It’s not just the government that has raked in big money from selling stake in public sector undertakings via offers-for-sale. Most retail investors too have been rewarded.
According to data provided by Prime Database, 23 PSU firms have raised close to ₹1 lakh crore since 2012 through the OFS route; of these, only nine are trading below their issue price.
The nine companies are NMDC, Oil India, Steel Authority of India, MMTC, Hindustan Copper, Coal India, Engineers India, Power Finance Corporation and NBCC (India).
Of the 14 others, only Rural Electrification Corporation is trading at almost the same level as its offer price; the rest have given substantial returns since their offerings. Their stock prices are up by at least 10 per cent, and by as much as 210 per cent over the past year.

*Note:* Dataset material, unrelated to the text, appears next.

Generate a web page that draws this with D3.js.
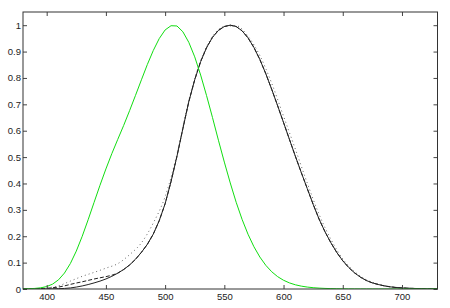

“PSU offers have also been timed right,” said an independent analyst. UR Bhat, MD, at Dalton Capital Advisors (India) Pvt Ltd, points out that “PSU companies are priced right.” Plus, he adds, “retail investors get a discount on the issue price as compared to IPOs.”

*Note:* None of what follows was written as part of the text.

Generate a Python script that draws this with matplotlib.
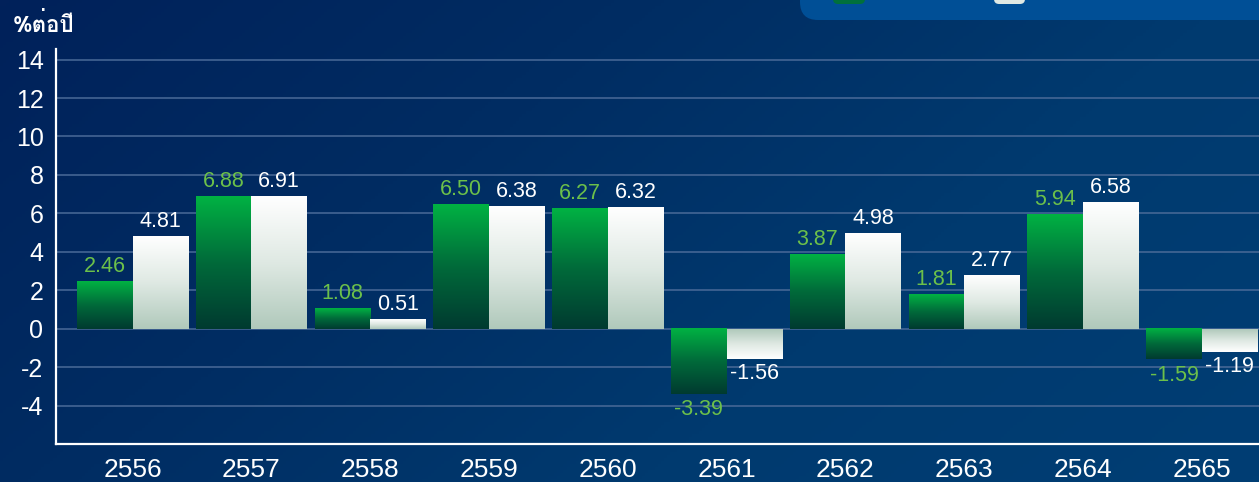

Cash-rich, low on debtThese companies have been able to offer good returns either because they are cash-rich or have little or no debt. Companies operating in favourable business environment such as chemicals, select metals (including mining), defence and shipping/ logistics have also given positive returns despite being in debt or holding relatively less cash.

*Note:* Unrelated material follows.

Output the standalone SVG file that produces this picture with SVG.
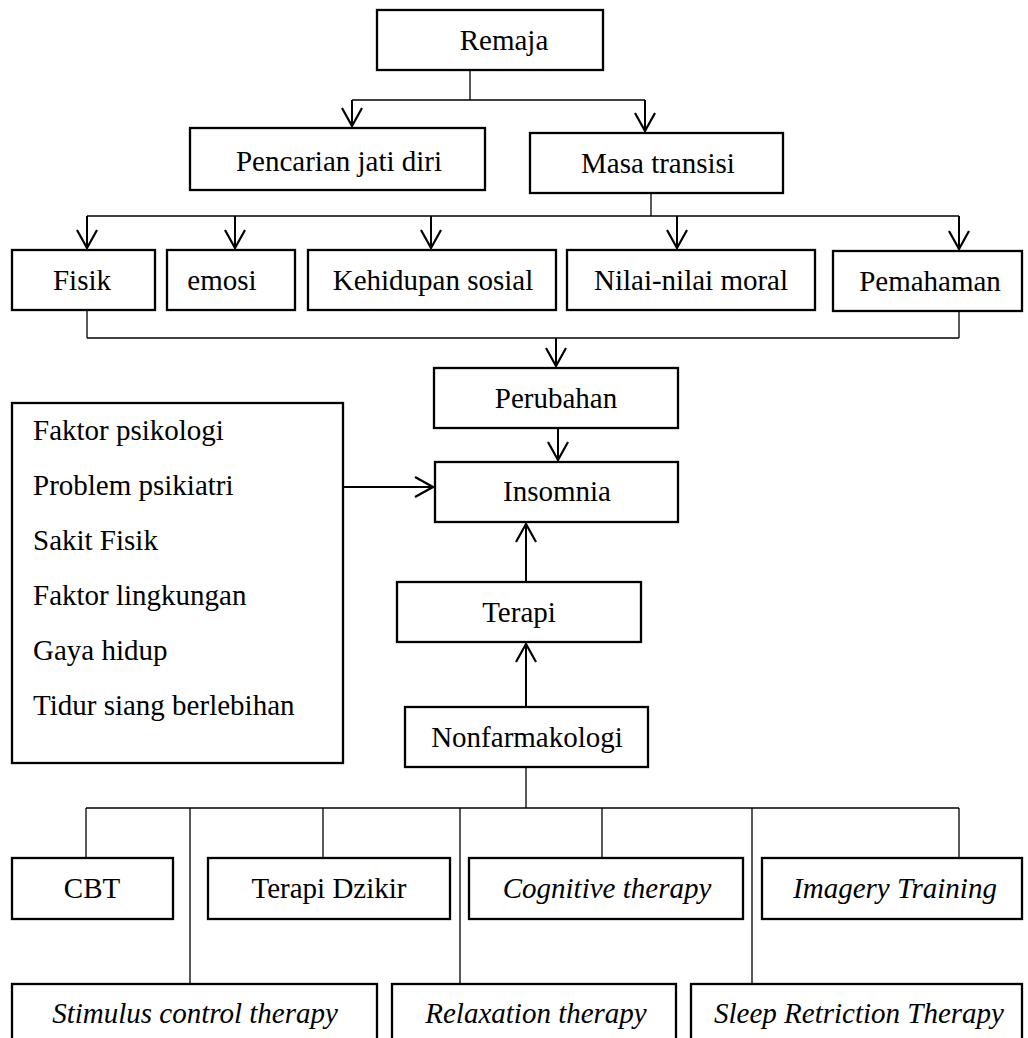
<svg xmlns="http://www.w3.org/2000/svg" width="1028" height="1038" viewBox="0 0 1028 1038">
<style>
.box{fill:#fff;stroke:#000;stroke-width:2.3}
.t{font-family:"Liberation Serif","Times New Roman",serif;font-size:29px;fill:#000;text-anchor:middle}
.l{font-family:"Liberation Serif","Times New Roman",serif;font-size:29px;fill:#000}
.i{font-style:italic}
.ln{stroke:#000;stroke-width:1.3;fill:none}
.ar{stroke:#000;stroke-width:2;fill:none;marker-end:url(#arr)}
</style>
<defs>
<marker id="arr" viewBox="-20 -12 22 24" refX="0" refY="0" markerWidth="22" markerHeight="24" markerUnits="userSpaceOnUse" orient="auto">
<path d="M-18,-10 L0,0 L-18,10" fill="none" stroke="#000" stroke-width="2.2"/>
</marker>
</defs>
<rect width="1028" height="1038" fill="#fff"/>
<g id="connectors">
<line class="ln" x1="470" y1="70" x2="470" y2="100"/>
<line class="ln" x1="352" y1="100" x2="645" y2="100"/>
<line class="ar" x1="352" y1="100" x2="352" y2="126"/>
<line class="ar" x1="645" y1="100" x2="645" y2="131"/>
<line class="ln" x1="651" y1="193" x2="651" y2="216"/>
<line class="ln" x1="87" y1="216" x2="959" y2="216"/>
<line class="ar" x1="87" y1="216" x2="87" y2="248"/>
<line class="ar" x1="235" y1="216" x2="235" y2="248"/>
<line class="ar" x1="431" y1="216" x2="431" y2="248"/>
<line class="ar" x1="677" y1="216" x2="677" y2="248"/>
<line class="ar" x1="959" y1="216" x2="959" y2="249"/>
<line class="ln" x1="87" y1="310" x2="87" y2="338"/>
<line class="ln" x1="959" y1="311" x2="959" y2="338"/>
<line class="ln" x1="87" y1="338" x2="959" y2="338"/>
<line class="ar" x1="556" y1="338" x2="556" y2="366"/>
<line class="ar" x1="558" y1="428" x2="558" y2="460"/>
<line class="ar" x1="343" y1="487" x2="433" y2="487"/>
<line class="ar" x1="526" y1="582" x2="526" y2="524"/>
<line class="ar" x1="526" y1="707" x2="526" y2="644"/>
<line class="ln" x1="526" y1="767" x2="526" y2="808"/>
<line class="ln" x1="86" y1="808" x2="959" y2="808"/>
<line class="ln" x1="86" y1="808" x2="86" y2="858"/>
<line class="ln" x1="190" y1="808" x2="190" y2="984"/>
<line class="ln" x1="323" y1="808" x2="323" y2="858"/>
<line class="ln" x1="460" y1="808" x2="460" y2="984"/>
<line class="ln" x1="602" y1="808" x2="602" y2="858"/>
<line class="ln" x1="752" y1="808" x2="752" y2="984"/>
<line class="ln" x1="959" y1="808" x2="959" y2="858"/>
</g>
<g id="remaja"><rect class="box" x="377" y="10" width="226" height="60"/><text class="t" x="504" y="50">Remaja</text></g>
<g id="pencarian"><rect class="box" x="190" y="128" width="295" height="62"/><text class="t" x="339" y="171">Pencarian jati diri</text></g>
<g id="masa"><rect class="box" x="530" y="133" width="253" height="60"/><text class="t" x="658" y="173">Masa transisi</text></g>
<g id="fisik"><rect class="box" x="12" y="250" width="143" height="60"/><text class="t" x="82" y="290">Fisik</text></g>
<g id="emosi"><rect class="box" x="167" y="250" width="128" height="60"/><text class="t" x="222" y="290">emosi</text></g>
<g id="kehidupan"><rect class="box" x="308" y="250" width="248" height="60"/><text class="t" x="433" y="290">Kehidupan sosial</text></g>
<g id="nilai"><rect class="box" x="567" y="250" width="248" height="60"/><text class="t" x="691" y="290">Nilai-nilai moral</text></g>
<g id="pemahaman"><rect class="box" x="833" y="251" width="189" height="60"/><text class="t" x="930" y="291">Pemahaman</text></g>
<g id="perubahan"><rect class="box" x="434" y="368" width="244" height="60"/><text class="t" x="556" y="408">Perubahan</text></g>
<g id="faktor"><rect class="box" x="12" y="403" width="331" height="360"/>
<text class="l" x="33" y="440">Faktor psikologi</text>
<text class="l" x="33" y="495">Problem psikiatri</text>
<text class="l" x="33" y="550">Sakit Fisik</text>
<text class="l" x="33" y="605">Faktor lingkungan</text>
<text class="l" x="33" y="660">Gaya hidup</text>
<text class="l" x="33" y="715">Tidur siang berlebihan</text></g>
<g id="insomnia"><rect class="box" x="435" y="462" width="243" height="60"/><text class="t" x="557" y="501">Insomnia</text></g>
<g id="terapi"><rect class="box" x="397" y="582" width="244" height="60"/><text class="t" x="519" y="622">Terapi</text></g>
<g id="nonfarmakologi"><rect class="box" x="405" y="707" width="243" height="60"/><text class="t" x="527" y="747">Nonfarmakologi</text></g>
<g id="cbt"><rect class="box" x="12" y="858" width="161" height="61"/><text class="t" x="92" y="898">CBT</text></g>
<g id="dzikir"><rect class="box" x="208" y="858" width="242" height="61"/><text class="t" x="329" y="898">Terapi Dzikir</text></g>
<g id="cognitive"><rect class="box" x="469" y="858" width="274" height="61"/><text class="t i" x="607" y="898">Cognitive therapy</text></g>
<g id="imagery"><rect class="box" x="762" y="858" width="260" height="61"/><text class="t i" x="895" y="898">Imagery Training</text></g>
<g id="stimulus"><rect class="box" x="12" y="984" width="365" height="70"/><text class="t i" x="195" y="1023">Stimulus control therapy</text></g>
<g id="relaxation"><rect class="box" x="392" y="984" width="284" height="70"/><text class="t i" x="536" y="1023">Relaxation therapy</text></g>
<g id="sleep"><rect class="box" x="691" y="984" width="331" height="70"/><text class="t i" x="859" y="1023">Sleep Retriction Therapy</text></g>
</svg>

These companies are: NTPC, Rashtriya Chemicals Fertilisers, National Aluminium, National Fertilisers, ITDC, STC, REC, Dredging Corporation of India, IOC, Container Corporation of India, NHPC, MOIL and Bharat Electronics.
The consolidated debt-to-equity ratio of these companies for FY17 ranges from zero to around 0.5 times, according to Capitaline data Very few companies have debt-to-equity ratio in excess of 1.
Those that gave negative returns mostly operate in difficult environments. Oil India and Coal India have given the most negative returns.